Larc's question:
I have heard some people say that they have low self esteem. I don't understand that. Why did you choose to have low self esteem? I have many thoughts on this, but I will save them until others voice their opinions.
I like many of you grew up in a very dysfunctional family. In my family I was not treated very well, I didn't learn how to be a functional person and then compound that with being raised in a dysfunctional religion it's no wonder as an adult I had low self esteem and was depressed.
Big Tex made a good comment and I think hits the nail on the head to a certain extent:
If you mean that we cannot control what we feel but we can control what we do with that feeling, then I will agree with you.
Bingo!

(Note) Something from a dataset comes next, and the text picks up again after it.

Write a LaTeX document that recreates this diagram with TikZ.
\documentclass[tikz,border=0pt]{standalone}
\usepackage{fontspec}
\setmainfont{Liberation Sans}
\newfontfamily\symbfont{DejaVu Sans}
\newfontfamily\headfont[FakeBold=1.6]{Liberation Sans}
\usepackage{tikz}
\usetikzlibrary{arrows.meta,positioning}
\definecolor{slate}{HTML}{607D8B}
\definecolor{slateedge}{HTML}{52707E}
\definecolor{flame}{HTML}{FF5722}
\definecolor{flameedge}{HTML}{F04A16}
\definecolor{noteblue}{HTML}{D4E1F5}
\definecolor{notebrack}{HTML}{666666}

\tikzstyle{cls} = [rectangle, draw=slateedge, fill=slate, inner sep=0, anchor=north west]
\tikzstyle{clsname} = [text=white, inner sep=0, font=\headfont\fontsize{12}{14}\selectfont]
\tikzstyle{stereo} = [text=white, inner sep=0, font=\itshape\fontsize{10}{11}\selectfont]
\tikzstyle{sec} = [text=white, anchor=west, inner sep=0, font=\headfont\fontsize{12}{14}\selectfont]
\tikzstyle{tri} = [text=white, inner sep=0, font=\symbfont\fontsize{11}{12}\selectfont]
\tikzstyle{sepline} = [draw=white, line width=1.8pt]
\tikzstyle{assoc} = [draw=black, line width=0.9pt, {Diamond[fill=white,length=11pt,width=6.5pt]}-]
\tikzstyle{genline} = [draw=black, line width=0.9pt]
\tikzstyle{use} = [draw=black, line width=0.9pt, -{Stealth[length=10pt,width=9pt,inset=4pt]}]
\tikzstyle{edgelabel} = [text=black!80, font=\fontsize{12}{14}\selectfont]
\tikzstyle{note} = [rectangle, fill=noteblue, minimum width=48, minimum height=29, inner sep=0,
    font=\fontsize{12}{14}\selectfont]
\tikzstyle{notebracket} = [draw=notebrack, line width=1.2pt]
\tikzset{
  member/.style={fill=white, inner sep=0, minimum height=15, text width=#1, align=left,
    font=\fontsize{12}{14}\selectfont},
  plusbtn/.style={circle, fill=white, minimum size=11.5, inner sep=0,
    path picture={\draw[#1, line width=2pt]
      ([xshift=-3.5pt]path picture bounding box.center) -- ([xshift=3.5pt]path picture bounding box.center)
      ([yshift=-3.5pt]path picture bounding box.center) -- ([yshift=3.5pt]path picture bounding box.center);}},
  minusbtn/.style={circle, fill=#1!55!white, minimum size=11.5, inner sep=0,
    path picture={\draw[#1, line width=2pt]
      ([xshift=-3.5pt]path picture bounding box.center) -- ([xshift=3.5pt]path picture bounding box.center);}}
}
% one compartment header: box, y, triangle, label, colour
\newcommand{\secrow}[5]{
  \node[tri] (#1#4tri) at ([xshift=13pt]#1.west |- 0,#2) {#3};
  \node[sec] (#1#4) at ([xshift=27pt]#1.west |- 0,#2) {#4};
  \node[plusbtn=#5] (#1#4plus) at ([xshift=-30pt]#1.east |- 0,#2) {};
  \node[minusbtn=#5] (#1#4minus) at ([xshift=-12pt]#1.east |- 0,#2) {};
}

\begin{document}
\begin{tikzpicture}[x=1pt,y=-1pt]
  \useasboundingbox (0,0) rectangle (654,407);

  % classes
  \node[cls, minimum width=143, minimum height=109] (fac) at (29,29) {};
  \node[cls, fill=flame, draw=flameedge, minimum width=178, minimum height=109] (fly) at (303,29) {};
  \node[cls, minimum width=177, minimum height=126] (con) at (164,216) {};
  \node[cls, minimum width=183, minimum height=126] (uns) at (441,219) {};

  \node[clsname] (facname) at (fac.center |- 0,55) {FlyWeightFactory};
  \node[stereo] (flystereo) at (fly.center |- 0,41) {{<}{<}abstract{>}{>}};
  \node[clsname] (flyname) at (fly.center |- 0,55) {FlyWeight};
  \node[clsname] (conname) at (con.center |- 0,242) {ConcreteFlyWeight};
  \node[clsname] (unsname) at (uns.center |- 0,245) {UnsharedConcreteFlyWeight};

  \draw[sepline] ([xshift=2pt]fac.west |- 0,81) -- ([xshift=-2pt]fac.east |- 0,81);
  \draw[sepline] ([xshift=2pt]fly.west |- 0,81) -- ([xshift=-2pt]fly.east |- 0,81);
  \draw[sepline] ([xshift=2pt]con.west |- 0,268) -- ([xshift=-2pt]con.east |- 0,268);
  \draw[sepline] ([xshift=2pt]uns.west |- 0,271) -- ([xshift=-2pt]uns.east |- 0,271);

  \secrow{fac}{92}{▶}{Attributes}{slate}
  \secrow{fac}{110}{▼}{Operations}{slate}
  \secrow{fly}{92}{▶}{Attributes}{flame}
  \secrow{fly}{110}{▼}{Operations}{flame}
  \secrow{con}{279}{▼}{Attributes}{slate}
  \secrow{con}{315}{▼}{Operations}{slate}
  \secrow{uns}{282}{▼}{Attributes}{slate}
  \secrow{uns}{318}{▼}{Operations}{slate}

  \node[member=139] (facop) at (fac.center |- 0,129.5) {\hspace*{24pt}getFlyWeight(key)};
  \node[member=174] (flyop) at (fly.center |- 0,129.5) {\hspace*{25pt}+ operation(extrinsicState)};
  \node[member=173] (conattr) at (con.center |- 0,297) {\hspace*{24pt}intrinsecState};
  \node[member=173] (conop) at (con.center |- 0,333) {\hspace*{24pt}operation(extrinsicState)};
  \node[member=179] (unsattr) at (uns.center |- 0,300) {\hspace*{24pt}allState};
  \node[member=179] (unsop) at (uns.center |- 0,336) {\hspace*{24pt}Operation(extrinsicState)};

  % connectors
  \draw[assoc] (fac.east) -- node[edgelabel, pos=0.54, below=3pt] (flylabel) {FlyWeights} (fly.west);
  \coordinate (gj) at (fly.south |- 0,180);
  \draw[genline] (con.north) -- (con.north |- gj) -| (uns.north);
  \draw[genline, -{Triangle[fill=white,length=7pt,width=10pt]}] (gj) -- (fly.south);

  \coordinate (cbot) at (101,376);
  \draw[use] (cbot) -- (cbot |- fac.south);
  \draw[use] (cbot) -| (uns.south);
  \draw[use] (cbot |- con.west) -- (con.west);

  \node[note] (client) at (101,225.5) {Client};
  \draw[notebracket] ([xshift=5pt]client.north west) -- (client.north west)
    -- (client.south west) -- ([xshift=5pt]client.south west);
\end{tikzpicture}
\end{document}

As children we have no control, but once we become adults, no let me re-state that informed adults, what we do with those feelings becomes our responsibility. It also becomes our responsibility to make the changes in our personalities so we don't perpetuate the harm that was done to us and do the same to our children. Therefore continuing the legacy or putting and end to it. It is therefore a choice to do it or not.
As I mentioned in my previous post there is a pay off for depression/low self esteem. As I can only speak for myself in this regard here are some of the payoffs I received when I was depressed:
My parents would pay more attention to me and try to make me happy. They would even buy me things to make me happy.
My kids would behave or do what I wanted them to do to make me happy.
My husband would do things or buy me things to make me happy.
I could miss meetings because I was too depressed to go. I could sit in the back of the hall and leave right after meeting and then the "friends" would sometimes call me to see if there was anything they could do to help me.
With low self esteem, hummm I guess I could revert into myself and be shy therefore I wouldn't have to be a part of anything, or I could be the clown and get attention.
In all of my behaviors I was seeking attention, or seeking to be left alone. I was taught from a young age I could only have two emotions either happy or sad, both got payoffs.
None of this worked for me in my adult life to bring me true happiness. It wasn't until I sought help and learned these ugly things about myself and wanted to change myself, then did the work to change I finally became a truly happy person without using emotional blackmail on my loved ones. Yes it was a choice!
I do think there are those who have severe depression or chemical imbalances who absolutely need professional help. I have found for myself once you've gotten on the road to recovery the low self esteem issues can be worked on and generally overcome. Stressed worked on, it takes work there are no magic pills for this.
I will always say the hard work is well worth the effort and can't stress that enough.